Preheat oven at 160°C/320°F. Line the bottom and sides of a 20x30cm (8x12 inch) baking sheet with parchment paper.
For the merengue: Whip egg whites until foamy. Add sugar, a tablespoon at a time, beating well after each addition. Beat until stiff and glossy. Stir in vinegar, cornstarch and vanilla with a wooden spoon. Pour into the prepared baking sheet and spread it evenly. Sprinkle with chopped pistachios. Bake for 30 minutes or until cooked through and the top is crispy. Let cool and turn it out up-side down onto a sheet of parchment paper dusted with powdered sugar. Carefully peel off the top paper.
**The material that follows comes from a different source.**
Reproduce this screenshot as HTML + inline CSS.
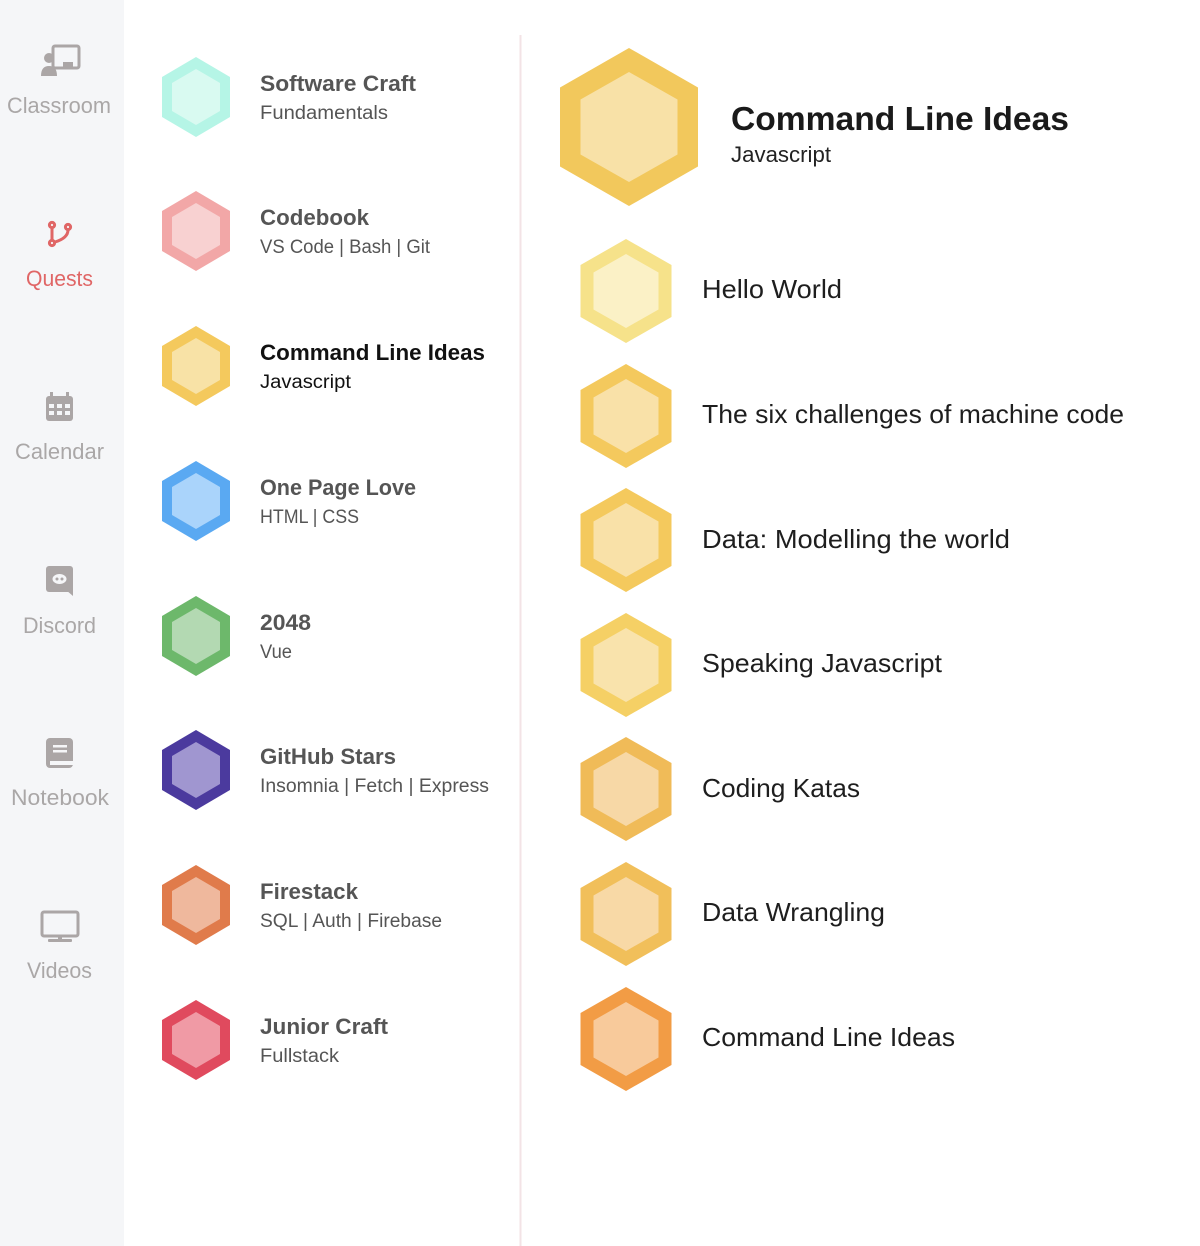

For the Lemon Curd: In a saucepan combine egg yolks, sugar, lemon juice and zest. Cook over low heat whisking constantly until the mixture thickens. Add butter and whisk until creamy. Transfer to a bowl and chill.
Assembling: Mix the whipped cream with the lemon curd and spread over the reserved merengue, leaving a 1-inch border. Top with the red fruits. Roll it up using the paper to help you. Chill for at least an hour. Optional: Right before serving, cover it with whipped cream, sprinkle with pistachios, decorate with red fruits and dust with powdered sugar.